#### GIVEN REQUEST
Transcribe the full listing exactly, and drop every picture.

::: DATASET EXTRACT

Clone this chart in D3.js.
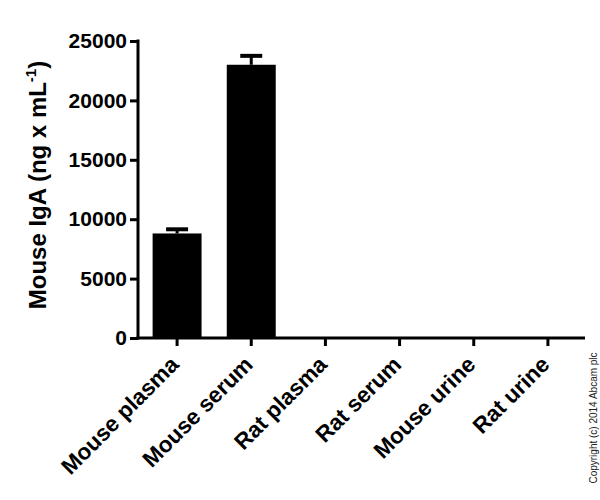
<!DOCTYPE html>
<meta charset="utf-8">
<script src="https://d3js.org/d3.v7.min.js"></script>
<style>
  body { margin: 0; background: #fff; font-family: Arial, "Liberation Sans", sans-serif; }
</style>
<div id="chart"></div>
<script>
// data
var categories = ["Mouse plasma", "Mouse serum", "Rat plasma", "Rat serum", "Mouse urine", "Rat urine"]
var means = [8800, 23000, 0, 0, 0, 0]
var upperErr = [9150, 23750, 0, 0, 0, 0]
var yTicks = [0, 5000, 10000, 15000, 20000, 25000]

var width = 600, height = 500
var margin = {top: 41, right: 15, bottom: 162, left: 138}

var svg = d3.select("#chart").append("svg")
  .attr("width", width)
  .attr("height", height)

var x = d3.scaleBand()
  .domain(categories)
  .range([margin.left + 2, width - margin.right])
  .paddingInner(0.34)
  .paddingOuter(0.17)

var y = d3.scaleLinear()
  .domain([0, 25000])
  .range([height - margin.bottom, margin.top])

// bars
svg.append("g")
  .selectAll("rect")
  .data(categories)
  .enter()
  .append("rect")
    .attr("x", function(d) { return x(d) })
    .attr("width", x.bandwidth())
    .attr("y", function(d, i) { return y(means[i]) })
    .attr("height", function(d, i) { return y(0) - y(means[i]) })
    .attr("fill", "black")

// error bars (upper only)
var errs = svg.append("g")
  .selectAll("g")
  .data(categories.filter(function(d, i) { return upperErr[i] > means[i] }))
  .enter()
  .append("g")

errs.append("line")
  .attr("x1", function(d) { return x(d) + x.bandwidth() / 2 })
  .attr("x2", function(d) { return x(d) + x.bandwidth() / 2 })
  .attr("y1", function(d) { return y(means[categories.indexOf(d)]) })
  .attr("y2", function(d) { return y(upperErr[categories.indexOf(d)]) })
  .attr("stroke", "black")
  .attr("stroke-width", 3)

errs.append("line")
  .attr("x1", function(d) { return x(d) + x.bandwidth() / 2 - 11 })
  .attr("x2", function(d) { return x(d) + x.bandwidth() / 2 + 11 })
  .attr("y1", function(d) { return y(upperErr[categories.indexOf(d)]) })
  .attr("y2", function(d) { return y(upperErr[categories.indexOf(d)]) })
  .attr("stroke", "black")
  .attr("stroke-width", 4)

// y axis
var yAxis = svg.append("g")
  .attr("transform", "translate(" + margin.left + ",0)")
  .call(d3.axisLeft(y).tickValues(yTicks).tickSize(8).tickPadding(3).tickFormat(d3.format("d")))
yAxis.select(".domain").attr("stroke-width", 3).attr("d", "M0," + (y(25000) - 1.5) + "V" + (y(0) + 1.5))
yAxis.selectAll(".tick line").attr("stroke-width", 3)
yAxis.selectAll("text")
  .attr("fill", "black")
  .style("font-size", "21px")
  .style("font-weight", "bold")
  .style("font-family", "Arial, 'Liberation Sans', sans-serif")

// x axis
var xAxis = svg.append("g")
  .attr("transform", "translate(0," + y(0) + ")")
  .call(d3.axisBottom(x).tickSize(8).tickSizeOuter(0))
xAxis.select(".domain").attr("stroke-width", 3).attr("d", "M" + (margin.left - 1.5) + ",0H" + (width - margin.right))
xAxis.selectAll(".tick line").attr("stroke-width", 3)
xAxis.selectAll("text")
  .attr("fill", "black")
  .style("font-size", "22.5px")
  .style("font-weight", "bold")
  .style("font-family", "Arial, 'Liberation Sans', sans-serif")
  .attr("text-anchor", "end")
  .attr("x", 0)
  .attr("y", 0)
  .attr("dy", 0)
  .attr("transform", "translate(3,28) rotate(-45)")

// y axis label
var yLabel = svg.append("text")
  .attr("transform", "translate(46,185) rotate(-90)")
  .attr("text-anchor", "middle")
  .style("font-size", "24px")
  .style("font-weight", "bold")
  .style("font-family", "Arial, 'Liberation Sans', sans-serif")
yLabel.append("tspan").text("Mouse IgA (ng x mL")
yLabel.append("tspan").text("-1").attr("dy", -10).style("font-size", "15px")
yLabel.append("tspan").text(")").attr("dy", 10)

// copyright
svg.append("text")
  .attr("transform", "translate(597,418) rotate(-90)")
  .attr("text-anchor", "middle")
  .style("font-size", "10px")
  .style("font-family", "Arial, 'Liberation Sans', sans-serif")
  .attr("fill", "#222")
  .text("Copyright (c) 2014 Abcam plc")
</script>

::::::

#### REPLY
Clone this chart in D3.js.
<!DOCTYPE html>
<meta charset="utf-8">
<script src="https://d3js.org/d3.v7.min.js"></script>
<style>
  body { margin: 0; background: #fff; font-family: Arial, "Liberation Sans", sans-serif; }
</style>
<div id="chart"></div>
<script>
// data
var categories = ["Mouse plasma", "Mouse serum", "Rat plasma", "Rat serum", "Mouse urine", "Rat urine"]
var means = [8800, 23000, 0, 0, 0, 0]
var upperErr = [9150, 23750, 0, 0, 0, 0]
var yTicks = [0, 5000, 10000, 15000, 20000, 25000]

var width = 600, height = 500
var margin = {top: 41, right: 15, bottom: 162, left: 138}

var svg = d3.select("#chart").append("svg")
  .attr("width", width)
  .attr("height", height)

var x = d3.scaleBand()
  .domain(categories)
  .range([margin.left + 2, width - margin.right])
  .paddingInner(0.34)
  .paddingOuter(0.17)

var y = d3.scaleLinear()
  .domain([0, 25000])
  .range([height - margin.bottom, margin.top])

// bars
svg.append("g")
  .selectAll("rect")
  .data(categories)
  .enter()
  .append("rect")
    .attr("x", function(d) { return x(d) })
    .attr("width", x.bandwidth())
    .attr("y", function(d, i) { return y(means[i]) })
    .attr("height", function(d, i) { return y(0) - y(means[i]) })
    .attr("fill", "black")

// error bars (upper only)
var errs = svg.append("g")
  .selectAll("g")
  .data(categories.filter(function(d, i) { return upperErr[i] > means[i] }))
  .enter()
  .append("g")

errs.append("line")
  .attr("x1", function(d) { return x(d) + x.bandwidth() / 2 })
  .attr("x2", function(d) { return x(d) + x.bandwidth() / 2 })
  .attr("y1", function(d) { return y(means[categories.indexOf(d)]) })
  .attr("y2", function(d) { return y(upperErr[categories.indexOf(d)]) })
  .attr("stroke", "black")
  .attr("stroke-width", 3)

errs.append("line")
  .attr("x1", function(d) { return x(d) + x.bandwidth() / 2 - 11 })
  .attr("x2", function(d) { return x(d) + x.bandwidth() / 2 + 11 })
  .attr("y1", function(d) { return y(upperErr[categories.indexOf(d)]) })
  .attr("y2", function(d) { return y(upperErr[categories.indexOf(d)]) })
  .attr("stroke", "black")
  .attr("stroke-width", 4)

// y axis
var yAxis = svg.append("g")
  .attr("transform", "translate(" + margin.left + ",0)")
  .call(d3.axisLeft(y).tickValues(yTicks).tickSize(8).tickPadding(3).tickFormat(d3.format("d")))
yAxis.select(".domain").attr("stroke-width", 3).attr("d", "M0," + (y(25000) - 1.5) + "V" + (y(0) + 1.5))
yAxis.selectAll(".tick line").attr("stroke-width", 3)
yAxis.selectAll("text")
  .attr("fill", "black")
  .style("font-size", "21px")
  .style("font-weight", "bold")
  .style("font-family", "Arial, 'Liberation Sans', sans-serif")

// x axis
var xAxis = svg.append("g")
  .attr("transform", "translate(0," + y(0) + ")")
  .call(d3.axisBottom(x).tickSize(8).tickSizeOuter(0))
xAxis.select(".domain").attr("stroke-width", 3).attr("d", "M" + (margin.left - 1.5) + ",0H" + (width - margin.right))
xAxis.selectAll(".tick line").attr("stroke-width", 3)
xAxis.selectAll("text")
  .attr("fill", "black")
  .style("font-size", "22.5px")
  .style("font-weight", "bold")
  .style("font-family", "Arial, 'Liberation Sans', sans-serif")
  .attr("text-anchor", "end")
  .attr("x", 0)
  .attr("y", 0)
  .attr("dy", 0)
  .attr("transform", "translate(3,28) rotate(-45)")

// y axis label
var yLabel = svg.append("text")
  .attr("transform", "translate(46,185) rotate(-90)")
  .attr("text-anchor", "middle")
  .style("font-size", "24px")
  .style("font-weight", "bold")
  .style("font-family", "Arial, 'Liberation Sans', sans-serif")
yLabel.append("tspan").text("Mouse IgA (ng x mL")
yLabel.append("tspan").text("-1").attr("dy", -10).style("font-size", "15px")
yLabel.append("tspan").text(")").attr("dy", 10)

// copyright
svg.append("text")
  .attr("transform", "translate(597,418) rotate(-90)")
  .attr("text-anchor", "middle")
  .style("font-size", "10px")
  .style("font-family", "Arial, 'Liberation Sans', sans-serif")
  .attr("fill", "#222")
  .text("Copyright (c) 2014 Abcam plc")
</script>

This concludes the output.